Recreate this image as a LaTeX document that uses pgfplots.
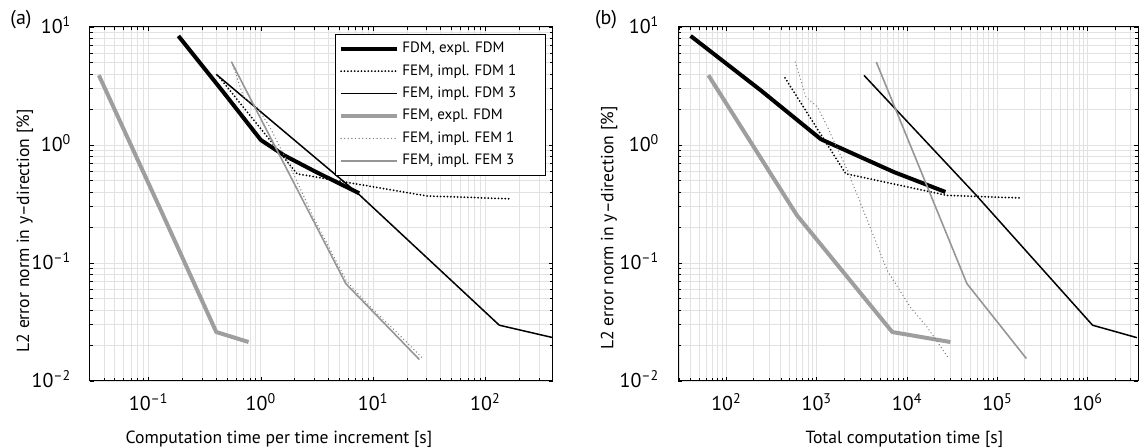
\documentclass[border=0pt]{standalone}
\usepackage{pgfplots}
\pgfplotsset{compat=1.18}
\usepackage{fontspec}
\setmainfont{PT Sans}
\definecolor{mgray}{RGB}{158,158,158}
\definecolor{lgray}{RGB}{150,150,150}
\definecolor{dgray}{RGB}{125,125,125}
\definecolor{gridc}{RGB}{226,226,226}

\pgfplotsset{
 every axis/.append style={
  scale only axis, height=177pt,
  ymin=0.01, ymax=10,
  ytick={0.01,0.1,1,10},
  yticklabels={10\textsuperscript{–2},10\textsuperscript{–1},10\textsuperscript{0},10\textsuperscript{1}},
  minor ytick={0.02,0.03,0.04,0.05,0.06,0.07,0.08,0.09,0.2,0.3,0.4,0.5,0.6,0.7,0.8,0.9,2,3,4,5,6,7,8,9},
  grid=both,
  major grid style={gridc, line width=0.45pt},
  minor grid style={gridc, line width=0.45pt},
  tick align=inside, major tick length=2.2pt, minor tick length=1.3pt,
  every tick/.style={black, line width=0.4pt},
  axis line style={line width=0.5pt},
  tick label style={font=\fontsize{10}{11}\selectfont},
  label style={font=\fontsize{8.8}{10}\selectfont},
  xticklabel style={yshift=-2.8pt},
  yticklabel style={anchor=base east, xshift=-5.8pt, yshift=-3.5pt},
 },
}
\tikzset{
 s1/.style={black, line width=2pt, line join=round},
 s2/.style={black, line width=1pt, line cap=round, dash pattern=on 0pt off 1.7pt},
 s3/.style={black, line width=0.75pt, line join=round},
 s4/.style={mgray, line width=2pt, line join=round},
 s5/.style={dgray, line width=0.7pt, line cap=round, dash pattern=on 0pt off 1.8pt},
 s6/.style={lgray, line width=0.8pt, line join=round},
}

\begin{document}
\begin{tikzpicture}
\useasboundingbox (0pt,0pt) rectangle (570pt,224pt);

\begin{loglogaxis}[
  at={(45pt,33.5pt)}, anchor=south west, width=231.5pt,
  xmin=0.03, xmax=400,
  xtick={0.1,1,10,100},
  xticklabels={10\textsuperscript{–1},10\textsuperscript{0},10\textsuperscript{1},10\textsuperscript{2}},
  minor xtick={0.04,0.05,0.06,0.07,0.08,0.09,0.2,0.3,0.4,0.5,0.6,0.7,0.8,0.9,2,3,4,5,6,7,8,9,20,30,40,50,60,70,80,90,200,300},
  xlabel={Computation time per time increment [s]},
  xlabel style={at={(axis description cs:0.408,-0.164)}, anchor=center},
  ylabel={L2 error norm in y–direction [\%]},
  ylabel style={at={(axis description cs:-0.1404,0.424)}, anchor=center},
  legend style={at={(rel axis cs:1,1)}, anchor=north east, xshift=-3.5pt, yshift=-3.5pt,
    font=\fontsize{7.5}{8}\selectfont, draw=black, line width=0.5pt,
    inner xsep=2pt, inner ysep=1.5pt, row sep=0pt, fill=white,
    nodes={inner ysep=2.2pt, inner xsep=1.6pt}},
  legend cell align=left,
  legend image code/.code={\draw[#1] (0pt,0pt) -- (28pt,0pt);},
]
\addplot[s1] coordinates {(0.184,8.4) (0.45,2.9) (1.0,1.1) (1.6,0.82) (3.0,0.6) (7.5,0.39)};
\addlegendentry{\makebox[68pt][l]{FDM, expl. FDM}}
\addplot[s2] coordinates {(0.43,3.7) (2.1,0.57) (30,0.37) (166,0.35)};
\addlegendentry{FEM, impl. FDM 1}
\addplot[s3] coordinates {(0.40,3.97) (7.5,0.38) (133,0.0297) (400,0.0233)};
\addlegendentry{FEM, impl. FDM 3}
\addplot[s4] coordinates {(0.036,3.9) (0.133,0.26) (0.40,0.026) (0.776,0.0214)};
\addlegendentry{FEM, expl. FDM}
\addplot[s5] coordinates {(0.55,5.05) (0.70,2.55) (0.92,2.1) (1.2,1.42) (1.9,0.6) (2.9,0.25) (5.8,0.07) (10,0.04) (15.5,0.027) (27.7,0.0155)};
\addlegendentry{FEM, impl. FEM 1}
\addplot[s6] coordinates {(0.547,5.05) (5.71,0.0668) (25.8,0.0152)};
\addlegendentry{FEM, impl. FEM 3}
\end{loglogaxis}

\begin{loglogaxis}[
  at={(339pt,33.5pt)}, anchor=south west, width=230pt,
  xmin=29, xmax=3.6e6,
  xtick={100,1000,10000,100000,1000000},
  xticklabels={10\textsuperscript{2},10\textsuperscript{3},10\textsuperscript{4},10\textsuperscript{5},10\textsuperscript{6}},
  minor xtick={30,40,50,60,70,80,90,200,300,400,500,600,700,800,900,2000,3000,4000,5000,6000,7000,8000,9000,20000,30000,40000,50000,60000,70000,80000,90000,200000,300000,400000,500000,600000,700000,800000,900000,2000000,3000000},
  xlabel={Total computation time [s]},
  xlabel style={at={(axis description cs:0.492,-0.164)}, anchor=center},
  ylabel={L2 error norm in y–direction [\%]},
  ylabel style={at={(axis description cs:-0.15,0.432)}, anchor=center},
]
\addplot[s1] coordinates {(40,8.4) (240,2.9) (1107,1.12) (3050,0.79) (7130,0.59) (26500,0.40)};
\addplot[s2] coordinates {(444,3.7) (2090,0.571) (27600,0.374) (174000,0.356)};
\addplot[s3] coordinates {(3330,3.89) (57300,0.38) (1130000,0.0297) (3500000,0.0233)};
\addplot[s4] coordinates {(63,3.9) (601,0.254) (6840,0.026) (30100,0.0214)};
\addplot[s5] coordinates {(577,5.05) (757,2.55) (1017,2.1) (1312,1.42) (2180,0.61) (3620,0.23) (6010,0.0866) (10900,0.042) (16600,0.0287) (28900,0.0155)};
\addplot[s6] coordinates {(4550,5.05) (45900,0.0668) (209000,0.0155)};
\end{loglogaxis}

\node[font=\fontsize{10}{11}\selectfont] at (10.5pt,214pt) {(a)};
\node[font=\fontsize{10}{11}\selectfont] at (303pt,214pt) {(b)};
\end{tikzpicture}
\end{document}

####

▸ TO DO: From the listing, extract all text exactly as given and drop any picture.

▸ THE RESPONSE:
Recreate this image as a LaTeX document that uses pgfplots.
\documentclass[border=0pt]{standalone}
\usepackage{pgfplots}
\pgfplotsset{compat=1.18}
\usepackage{fontspec}
\setmainfont{PT Sans}
\definecolor{mgray}{RGB}{158,158,158}
\definecolor{lgray}{RGB}{150,150,150}
\definecolor{dgray}{RGB}{125,125,125}
\definecolor{gridc}{RGB}{226,226,226}

\pgfplotsset{
 every axis/.append style={
  scale only axis, height=177pt,
  ymin=0.01, ymax=10,
  ytick={0.01,0.1,1,10},
  yticklabels={10\textsuperscript{–2},10\textsuperscript{–1},10\textsuperscript{0},10\textsuperscript{1}},
  minor ytick={0.02,0.03,0.04,0.05,0.06,0.07,0.08,0.09,0.2,0.3,0.4,0.5,0.6,0.7,0.8,0.9,2,3,4,5,6,7,8,9},
  grid=both,
  major grid style={gridc, line width=0.45pt},
  minor grid style={gridc, line width=0.45pt},
  tick align=inside, major tick length=2.2pt, minor tick length=1.3pt,
  every tick/.style={black, line width=0.4pt},
  axis line style={line width=0.5pt},
  tick label style={font=\fontsize{10}{11}\selectfont},
  label style={font=\fontsize{8.8}{10}\selectfont},
  xticklabel style={yshift=-2.8pt},
  yticklabel style={anchor=base east, xshift=-5.8pt, yshift=-3.5pt},
 },
}
\tikzset{
 s1/.style={black, line width=2pt, line join=round},
 s2/.style={black, line width=1pt, line cap=round, dash pattern=on 0pt off 1.7pt},
 s3/.style={black, line width=0.75pt, line join=round},
 s4/.style={mgray, line width=2pt, line join=round},
 s5/.style={dgray, line width=0.7pt, line cap=round, dash pattern=on 0pt off 1.8pt},
 s6/.style={lgray, line width=0.8pt, line join=round},
}

\begin{document}
\begin{tikzpicture}
\useasboundingbox (0pt,0pt) rectangle (570pt,224pt);

\begin{loglogaxis}[
  at={(45pt,33.5pt)}, anchor=south west, width=231.5pt,
  xmin=0.03, xmax=400,
  xtick={0.1,1,10,100},
  xticklabels={10\textsuperscript{–1},10\textsuperscript{0},10\textsuperscript{1},10\textsuperscript{2}},
  minor xtick={0.04,0.05,0.06,0.07,0.08,0.09,0.2,0.3,0.4,0.5,0.6,0.7,0.8,0.9,2,3,4,5,6,7,8,9,20,30,40,50,60,70,80,90,200,300},
  xlabel={Computation time per time increment [s]},
  xlabel style={at={(axis description cs:0.408,-0.164)}, anchor=center},
  ylabel={L2 error norm in y–direction [\%]},
  ylabel style={at={(axis description cs:-0.1404,0.424)}, anchor=center},
  legend style={at={(rel axis cs:1,1)}, anchor=north east, xshift=-3.5pt, yshift=-3.5pt,
    font=\fontsize{7.5}{8}\selectfont, draw=black, line width=0.5pt,
    inner xsep=2pt, inner ysep=1.5pt, row sep=0pt, fill=white,
    nodes={inner ysep=2.2pt, inner xsep=1.6pt}},
  legend cell align=left,
  legend image code/.code={\draw[#1] (0pt,0pt) -- (28pt,0pt);},
]
\addplot[s1] coordinates {(0.184,8.4) (0.45,2.9) (1.0,1.1) (1.6,0.82) (3.0,0.6) (7.5,0.39)};
\addlegendentry{\makebox[68pt][l]{FDM, expl. FDM}}
\addplot[s2] coordinates {(0.43,3.7) (2.1,0.57) (30,0.37) (166,0.35)};
\addlegendentry{FEM, impl. FDM 1}
\addplot[s3] coordinates {(0.40,3.97) (7.5,0.38) (133,0.0297) (400,0.0233)};
\addlegendentry{FEM, impl. FDM 3}
\addplot[s4] coordinates {(0.036,3.9) (0.133,0.26) (0.40,0.026) (0.776,0.0214)};
\addlegendentry{FEM, expl. FDM}
\addplot[s5] coordinates {(0.55,5.05) (0.70,2.55) (0.92,2.1) (1.2,1.42) (1.9,0.6) (2.9,0.25) (5.8,0.07) (10,0.04) (15.5,0.027) (27.7,0.0155)};
\addlegendentry{FEM, impl. FEM 1}
\addplot[s6] coordinates {(0.547,5.05) (5.71,0.0668) (25.8,0.0152)};
\addlegendentry{FEM, impl. FEM 3}
\end{loglogaxis}

\begin{loglogaxis}[
  at={(339pt,33.5pt)}, anchor=south west, width=230pt,
  xmin=29, xmax=3.6e6,
  xtick={100,1000,10000,100000,1000000},
  xticklabels={10\textsuperscript{2},10\textsuperscript{3},10\textsuperscript{4},10\textsuperscript{5},10\textsuperscript{6}},
  minor xtick={30,40,50,60,70,80,90,200,300,400,500,600,700,800,900,2000,3000,4000,5000,6000,7000,8000,9000,20000,30000,40000,50000,60000,70000,80000,90000,200000,300000,400000,500000,600000,700000,800000,900000,2000000,3000000},
  xlabel={Total computation time [s]},
  xlabel style={at={(axis description cs:0.492,-0.164)}, anchor=center},
  ylabel={L2 error norm in y–direction [\%]},
  ylabel style={at={(axis description cs:-0.15,0.432)}, anchor=center},
]
\addplot[s1] coordinates {(40,8.4) (240,2.9) (1107,1.12) (3050,0.79) (7130,0.59) (26500,0.40)};
\addplot[s2] coordinates {(444,3.7) (2090,0.571) (27600,0.374) (174000,0.356)};
\addplot[s3] coordinates {(3330,3.89) (57300,0.38) (1130000,0.0297) (3500000,0.0233)};
\addplot[s4] coordinates {(63,3.9) (601,0.254) (6840,0.026) (30100,0.0214)};
\addplot[s5] coordinates {(577,5.05) (757,2.55) (1017,2.1) (1312,1.42) (2180,0.61) (3620,0.23) (6010,0.0866) (10900,0.042) (16600,0.0287) (28900,0.0155)};
\addplot[s6] coordinates {(4550,5.05) (45900,0.0668) (209000,0.0155)};
\end{loglogaxis}

\node[font=\fontsize{10}{11}\selectfont] at (10.5pt,214pt) {(a)};
\node[font=\fontsize{10}{11}\selectfont] at (303pt,214pt) {(b)};
\end{tikzpicture}
\end{document}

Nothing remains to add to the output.